В этот вечер Мурена так же долго вычесывал фыркающих лошадей и собирался идти спать, как вдруг у входа в конюшню что-то упало. Судя по звуку, прямо в кормушку с сеном. Спустя минуты, наполненные пыхтением и возней, в свете лампы возник герцог. Мурена, глянув на пылающую алым цветом физиономию, хохотнул:
— Умаял вас совсем святой отец! Вот оно, очищение, как тяжко дается. Только вы немного запутались, ваша спальня в противоположной стороне.
Герцог, споткнувшись на ровном месте, приблизился к нему, дохнул винными парами и сделал такие умоляющие глаза, что Мурена выдал невольное «О!».
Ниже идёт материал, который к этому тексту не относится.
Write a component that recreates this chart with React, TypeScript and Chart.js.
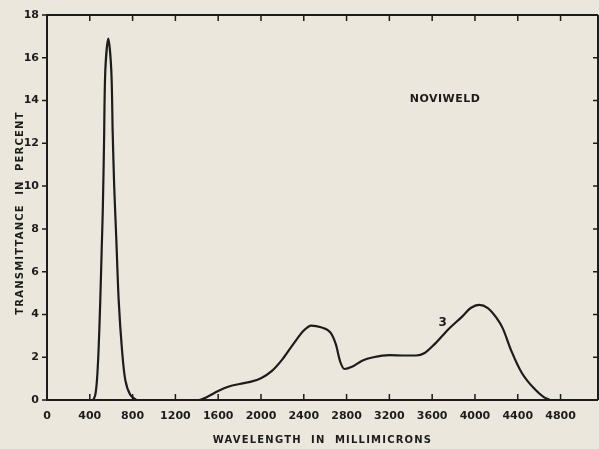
import React, { useEffect, useRef } from "react";
import { Chart, registerables } from "chart.js";

Chart.register(...registerables);

// Visible-light peak
const peakWavelength = [432, 451, 467, 482, 498, 511, 522, 533, 545, 573, 601, 614, 628, 648, 670, 701, 732, 779, 836];
const peakTransmittance = [0, 0.23, 0.93, 2.34, 4.67, 7, 9, 12, 15.4, 16.9, 15.4, 12.5, 10, 7.5, 4.67, 2.34, 0.93, 0.23, 0];
// Infrared band
const bandWavelength = [
  836, 1000, 1200, 1420, 1500, 1600, 1700, 1800, 1900, 2000, 2100, 2200, 2300, 2400, 2470, 2560, 2650, 2700, 2740,
  2780, 2850, 2950, 3050, 3200, 3350, 3450, 3530, 3620, 3750, 3880, 3960, 4040, 4120, 4200, 4260, 4340, 4440,
  4560, 4640, 4700,
];
const bandTransmittance = [
  0, 0, 0, 0, 0.15, 0.42, 0.63, 0.75, 0.85, 1.02, 1.35, 1.9, 2.6, 3.25, 3.48, 3.4, 3.15, 2.6, 1.8,
  1.45, 1.55, 1.85, 2.0, 2.1, 2.08, 2.08, 2.2, 2.6, 3.3, 3.9, 4.3, 4.45, 4.3, 3.85, 3.35, 2.3, 1.25,
  0.5, 0.15, 0,
];
const xTickValues = [0, 400, 800, 1200, 1600, 2000, 2400, 2800, 3200, 3600, 4000, 4400, 4800];
const yTickValues = [0, 2, 4, 6, 8, 10, 12, 14, 16, 18];
const xTitle = "WAVELENGTH  IN  MILLIMICRONS";
const yTitle = "TRANSMITTANCE  IN  PERCENT";
const annotationTitle = "NOVIWELD";
const curveLabel = "3";

const INK = "#1c1c1c";
const BG = "#ebe7dc";

const framePlugin = {
  id: "frame",
  beforeDraw(chart: any) {
    const ctx = chart.ctx;
    ctx.save();
    ctx.fillStyle = BG;
    ctx.fillRect(0, 0, chart.width, chart.height);
    ctx.restore();
  },
  afterDraw(chart: any) {
    const ctx = chart.ctx;
    const { left, right, top, bottom } = chart.chartArea;
    const xs = chart.scales.x;
    const ys = chart.scales.y;
    ctx.save();
    ctx.strokeStyle = INK;
    ctx.lineWidth = 2;
    ctx.beginPath();
    ctx.moveTo(left, top);
    ctx.lineTo(right, top);
    ctx.moveTo(left, top - 1);
    ctx.lineTo(left, bottom + 1);
    ctx.moveTo(left, bottom);
    ctx.lineTo(right, bottom);
    ctx.moveTo(right, top);
    ctx.lineTo(right, bottom);
    ctx.stroke();
    ctx.lineWidth = 1.5;
    ctx.beginPath();
    for (const v of xTickValues) {
      if (v === 0) continue;
      const px = xs.getPixelForValue(v);
      ctx.moveTo(px, bottom);
      ctx.lineTo(px, bottom - 6);
      ctx.moveTo(px, top);
      ctx.lineTo(px, top + 6);
    }
    for (const v of yTickValues) {
      const py = ys.getPixelForValue(v);
      ctx.moveTo(left, py);
      ctx.lineTo(left - 5, py);
      if (v > 0 && v < 18) {
        ctx.moveTo(right, py);
        ctx.lineTo(right - 5, py);
      }
    }
    ctx.stroke();

    ctx.fillStyle = INK;
    ctx.font = "bold 10px 'DejaVu Sans'";
    (ctx as any).letterSpacing = "1.2px";
    ctx.textAlign = "center";
    ctx.textBaseline = "middle";
    ctx.fillText(xTitle, (left + right) / 2, 440);
    ctx.save();
    ctx.translate(20, 213);
    ctx.rotate(-Math.PI / 2);
    ctx.fillText(yTitle, 0, 0);
    ctx.restore();

    (ctx as any).letterSpacing = "0.5px";
    ctx.font = "bold 11px 'DejaVu Sans'";
    ctx.fillText(annotationTitle, xs.getPixelForValue(3720), ys.getPixelForValue(14.05));
    ctx.font = "bold 12px 'DejaVu Sans'";
    ctx.fillText(curveLabel, xs.getPixelForValue(3700), ys.getPixelForValue(3.6));
    ctx.restore();
  },
};

export default function App() {
  const ref = useRef<HTMLCanvasElement>(null);
  useEffect(() => {
    document.body.style.margin = "0";
    document.body.style.background = BG;
    const canvas = ref.current!;
    const chart = new Chart(canvas, {
      type: "line",
      data: {
        datasets: [
          {
            data: peakWavelength.map((w, i) => ({ x: w, y: peakTransmittance[i] })),
            borderColor: INK,
            borderWidth: 2.2,
            pointRadius: 0,
            fill: false,
            tension: 0.3,
          },
          {
            data: bandWavelength.map((w, i) => ({ x: w, y: bandTransmittance[i] })),
            borderColor: INK,
            borderWidth: 2.2,
            pointRadius: 0,
            fill: false,
            cubicInterpolationMode: "monotone",
          },
        ],
      },
      options: {
        responsive: false,
        animation: false,
        events: [],
        layout: { padding: { left: 0, right: 1, top: 15, bottom: 0 } },
        plugins: { legend: { display: false }, tooltip: { enabled: false } },
        scales: {
          x: {
            type: "linear",
            min: 0,
            max: 5150,
            grid: { display: false, drawTicks: false },
            border: { display: false },
            afterBuildTicks: (scale: any) => {
              scale.ticks = xTickValues.map((v) => ({ value: v }));
            },
            afterFit: (scale: any) => {
              scale.height = 49;
            },
            ticks: {
              autoSkip: false,
              maxRotation: 0,
              padding: 10,
              color: INK,
              callback: (v: any) => String(v),
              font: { family: "'DejaVu Sans'", size: 11, weight: "bold" },
            },
          },
          y: {
            type: "linear",
            min: 0,
            max: 18,
            grid: { display: false, drawTicks: false },
            border: { display: false },
            afterBuildTicks: (scale: any) => {
              scale.ticks = yTickValues.map((v) => ({ value: v }));
            },
            afterFit: (scale: any) => {
              scale.width = 47;
            },
            ticks: {
              autoSkip: false,
              padding: 8,
              color: INK,
              callback: (v: any) => String(v),
              font: { family: "'DejaVu Sans'", size: 11, weight: "bold" },
            },
          },
        },
      },
      plugins: [framePlugin],
    } as any);
    return () => chart.destroy();
  }, []);
  return <canvas ref={ref} width={599} height={449} style={{ display: "block" }} />;
}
— Можно я у тебя посплю? — спросил Лойд, и глаза его съехались у переносицы.
— С чего бы? — удивился Мурена. — Вы боитесь, что святой отец позовет вас среди ночи читать Писание?
— Одному плохо, — с детской непосредственностью очень пьяного человека сообщил Лойд и умилился высунувшейся из-за прядей волос шута Кори. — У тебя, вон, есть кому послушать, а я сам с собой разговариваю, — протянул руку, сгреб — аккуратно, Мурена следил — крысиное тельце в руку и, поднеся к лицу, с чувством поцеловал в морду, куда-то между глаз. Крыса вывернулась и перебежала по его руке обратно к хозяину.